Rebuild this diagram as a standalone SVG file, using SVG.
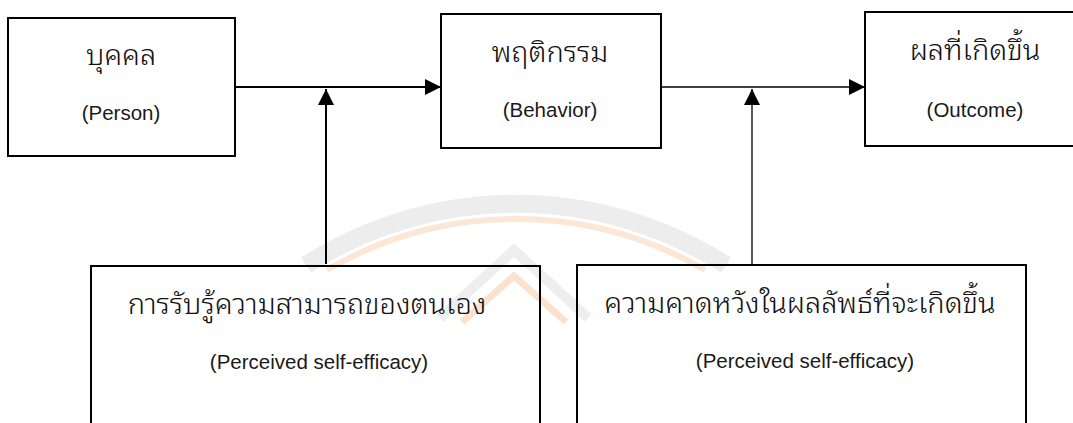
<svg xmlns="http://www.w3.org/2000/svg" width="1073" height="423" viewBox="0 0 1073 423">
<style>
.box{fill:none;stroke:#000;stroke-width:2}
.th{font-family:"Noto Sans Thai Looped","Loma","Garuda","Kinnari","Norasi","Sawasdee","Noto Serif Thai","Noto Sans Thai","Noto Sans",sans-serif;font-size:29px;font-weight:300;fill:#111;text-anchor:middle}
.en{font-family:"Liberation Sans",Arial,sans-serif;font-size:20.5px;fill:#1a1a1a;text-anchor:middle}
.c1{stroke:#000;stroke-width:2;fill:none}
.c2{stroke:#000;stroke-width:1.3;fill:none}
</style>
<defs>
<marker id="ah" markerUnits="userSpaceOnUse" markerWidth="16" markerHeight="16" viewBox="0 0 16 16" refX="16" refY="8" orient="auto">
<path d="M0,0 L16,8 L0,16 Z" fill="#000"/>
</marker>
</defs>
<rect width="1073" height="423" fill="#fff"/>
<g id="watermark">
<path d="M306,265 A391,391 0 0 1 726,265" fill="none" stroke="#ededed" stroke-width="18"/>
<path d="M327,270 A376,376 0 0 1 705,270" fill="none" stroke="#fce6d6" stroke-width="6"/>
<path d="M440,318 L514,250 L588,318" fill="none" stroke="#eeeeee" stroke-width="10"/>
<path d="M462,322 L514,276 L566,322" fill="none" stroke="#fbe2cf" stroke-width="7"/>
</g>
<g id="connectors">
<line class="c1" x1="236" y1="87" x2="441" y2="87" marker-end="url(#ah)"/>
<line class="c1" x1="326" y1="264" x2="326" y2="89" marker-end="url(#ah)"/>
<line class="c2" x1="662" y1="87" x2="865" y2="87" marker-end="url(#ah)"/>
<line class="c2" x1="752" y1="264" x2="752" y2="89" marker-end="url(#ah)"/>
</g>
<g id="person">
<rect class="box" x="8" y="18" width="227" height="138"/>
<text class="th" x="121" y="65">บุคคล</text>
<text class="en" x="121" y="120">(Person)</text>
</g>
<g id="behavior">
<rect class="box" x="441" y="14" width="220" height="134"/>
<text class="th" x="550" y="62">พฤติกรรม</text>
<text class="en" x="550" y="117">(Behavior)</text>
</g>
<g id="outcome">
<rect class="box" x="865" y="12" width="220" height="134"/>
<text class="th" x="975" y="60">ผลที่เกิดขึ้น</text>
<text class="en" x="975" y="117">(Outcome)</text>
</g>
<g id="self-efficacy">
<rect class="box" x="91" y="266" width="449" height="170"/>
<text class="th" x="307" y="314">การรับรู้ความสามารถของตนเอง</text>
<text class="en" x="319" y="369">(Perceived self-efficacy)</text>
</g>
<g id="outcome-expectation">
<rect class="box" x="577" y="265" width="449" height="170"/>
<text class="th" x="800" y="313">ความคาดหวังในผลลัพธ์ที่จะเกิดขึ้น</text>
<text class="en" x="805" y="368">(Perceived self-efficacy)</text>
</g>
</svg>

--

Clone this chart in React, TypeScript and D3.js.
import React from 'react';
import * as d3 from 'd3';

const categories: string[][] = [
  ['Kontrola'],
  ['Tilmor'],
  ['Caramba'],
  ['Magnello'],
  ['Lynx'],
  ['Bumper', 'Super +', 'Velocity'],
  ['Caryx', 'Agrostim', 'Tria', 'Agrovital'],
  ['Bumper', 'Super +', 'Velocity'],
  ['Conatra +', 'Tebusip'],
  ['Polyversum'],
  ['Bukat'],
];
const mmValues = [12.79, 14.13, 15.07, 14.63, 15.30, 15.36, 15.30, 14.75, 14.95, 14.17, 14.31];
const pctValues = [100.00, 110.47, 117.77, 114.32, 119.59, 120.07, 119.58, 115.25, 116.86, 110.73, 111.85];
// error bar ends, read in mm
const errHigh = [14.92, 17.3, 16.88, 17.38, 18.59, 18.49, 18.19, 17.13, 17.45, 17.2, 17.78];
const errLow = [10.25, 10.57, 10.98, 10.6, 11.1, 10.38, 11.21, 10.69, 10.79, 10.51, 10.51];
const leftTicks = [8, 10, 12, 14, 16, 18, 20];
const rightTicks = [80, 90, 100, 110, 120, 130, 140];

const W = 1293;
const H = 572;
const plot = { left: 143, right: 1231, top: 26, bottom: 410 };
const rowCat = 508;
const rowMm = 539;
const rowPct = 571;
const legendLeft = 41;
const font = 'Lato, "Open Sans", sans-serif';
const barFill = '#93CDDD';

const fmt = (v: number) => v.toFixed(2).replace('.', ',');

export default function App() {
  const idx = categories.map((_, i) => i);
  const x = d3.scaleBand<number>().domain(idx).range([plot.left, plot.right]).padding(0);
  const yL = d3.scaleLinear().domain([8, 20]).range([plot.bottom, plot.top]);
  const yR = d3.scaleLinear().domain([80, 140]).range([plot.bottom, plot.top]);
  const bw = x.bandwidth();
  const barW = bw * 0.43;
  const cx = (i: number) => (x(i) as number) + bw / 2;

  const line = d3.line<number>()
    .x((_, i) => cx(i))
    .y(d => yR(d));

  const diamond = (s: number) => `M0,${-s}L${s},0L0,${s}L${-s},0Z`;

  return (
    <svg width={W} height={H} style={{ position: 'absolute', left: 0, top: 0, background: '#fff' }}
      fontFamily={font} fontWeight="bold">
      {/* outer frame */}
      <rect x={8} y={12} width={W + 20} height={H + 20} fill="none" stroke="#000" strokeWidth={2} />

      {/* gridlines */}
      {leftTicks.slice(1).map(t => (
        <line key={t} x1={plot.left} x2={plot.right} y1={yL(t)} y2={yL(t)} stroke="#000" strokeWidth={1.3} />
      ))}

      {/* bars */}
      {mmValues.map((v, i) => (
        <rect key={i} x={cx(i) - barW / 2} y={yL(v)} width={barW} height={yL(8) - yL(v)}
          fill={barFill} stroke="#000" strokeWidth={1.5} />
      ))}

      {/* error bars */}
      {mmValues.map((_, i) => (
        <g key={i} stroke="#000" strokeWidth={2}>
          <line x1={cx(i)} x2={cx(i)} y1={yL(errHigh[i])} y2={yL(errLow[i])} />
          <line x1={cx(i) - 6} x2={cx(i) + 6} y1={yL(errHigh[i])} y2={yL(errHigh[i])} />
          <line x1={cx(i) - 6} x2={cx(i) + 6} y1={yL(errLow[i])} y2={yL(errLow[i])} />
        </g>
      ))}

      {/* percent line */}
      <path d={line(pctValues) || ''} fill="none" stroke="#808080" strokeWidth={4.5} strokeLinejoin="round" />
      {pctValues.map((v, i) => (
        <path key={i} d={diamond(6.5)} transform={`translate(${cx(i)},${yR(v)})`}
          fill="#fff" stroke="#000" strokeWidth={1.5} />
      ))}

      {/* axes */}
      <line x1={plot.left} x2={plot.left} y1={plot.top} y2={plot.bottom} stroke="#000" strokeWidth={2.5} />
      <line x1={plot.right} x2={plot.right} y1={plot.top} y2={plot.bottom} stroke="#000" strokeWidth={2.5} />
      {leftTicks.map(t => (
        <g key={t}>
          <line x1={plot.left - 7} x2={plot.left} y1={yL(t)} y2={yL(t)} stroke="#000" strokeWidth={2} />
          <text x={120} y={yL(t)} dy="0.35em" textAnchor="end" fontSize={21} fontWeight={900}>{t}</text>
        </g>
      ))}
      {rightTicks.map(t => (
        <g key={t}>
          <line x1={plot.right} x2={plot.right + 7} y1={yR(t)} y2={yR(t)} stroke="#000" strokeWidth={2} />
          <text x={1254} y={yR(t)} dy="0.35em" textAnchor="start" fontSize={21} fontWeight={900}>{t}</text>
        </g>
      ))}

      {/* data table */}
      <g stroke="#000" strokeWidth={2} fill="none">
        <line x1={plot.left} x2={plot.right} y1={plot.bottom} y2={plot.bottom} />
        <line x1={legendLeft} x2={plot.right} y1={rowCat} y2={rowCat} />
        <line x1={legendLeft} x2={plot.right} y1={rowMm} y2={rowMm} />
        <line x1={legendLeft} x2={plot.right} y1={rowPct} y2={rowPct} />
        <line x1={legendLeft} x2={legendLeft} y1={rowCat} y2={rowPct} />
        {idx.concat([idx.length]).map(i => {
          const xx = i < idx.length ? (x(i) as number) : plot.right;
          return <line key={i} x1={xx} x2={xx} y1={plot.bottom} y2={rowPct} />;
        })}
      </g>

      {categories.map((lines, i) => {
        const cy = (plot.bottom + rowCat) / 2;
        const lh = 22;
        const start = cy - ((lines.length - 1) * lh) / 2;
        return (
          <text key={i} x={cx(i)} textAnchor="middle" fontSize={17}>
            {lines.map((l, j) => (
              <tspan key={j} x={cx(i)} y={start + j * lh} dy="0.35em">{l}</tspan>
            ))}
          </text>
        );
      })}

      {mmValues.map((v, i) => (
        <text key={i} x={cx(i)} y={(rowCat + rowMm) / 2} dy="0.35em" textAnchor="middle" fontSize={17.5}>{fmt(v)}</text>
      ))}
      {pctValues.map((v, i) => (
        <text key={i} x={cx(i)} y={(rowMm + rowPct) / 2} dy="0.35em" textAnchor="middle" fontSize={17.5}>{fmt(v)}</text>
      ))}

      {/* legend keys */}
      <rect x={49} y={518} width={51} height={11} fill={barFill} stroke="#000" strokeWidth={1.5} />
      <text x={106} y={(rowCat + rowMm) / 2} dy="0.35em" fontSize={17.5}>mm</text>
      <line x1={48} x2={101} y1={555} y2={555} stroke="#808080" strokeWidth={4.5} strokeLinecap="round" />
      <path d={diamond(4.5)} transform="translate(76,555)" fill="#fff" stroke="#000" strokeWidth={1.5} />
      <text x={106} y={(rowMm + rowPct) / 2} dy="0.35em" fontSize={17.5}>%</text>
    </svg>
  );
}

> EXERCISE OBJECTIVE
Each line from the line with "Clone this chart" to the line with "import * as d3 from 'd3';" is to be echoed exactly; both boundary lines are included, and nothing else is to be output.

> WRITTEN ANSWER
Clone this chart in React, TypeScript and D3.js.
import React from 'react';
import * as d3 from 'd3';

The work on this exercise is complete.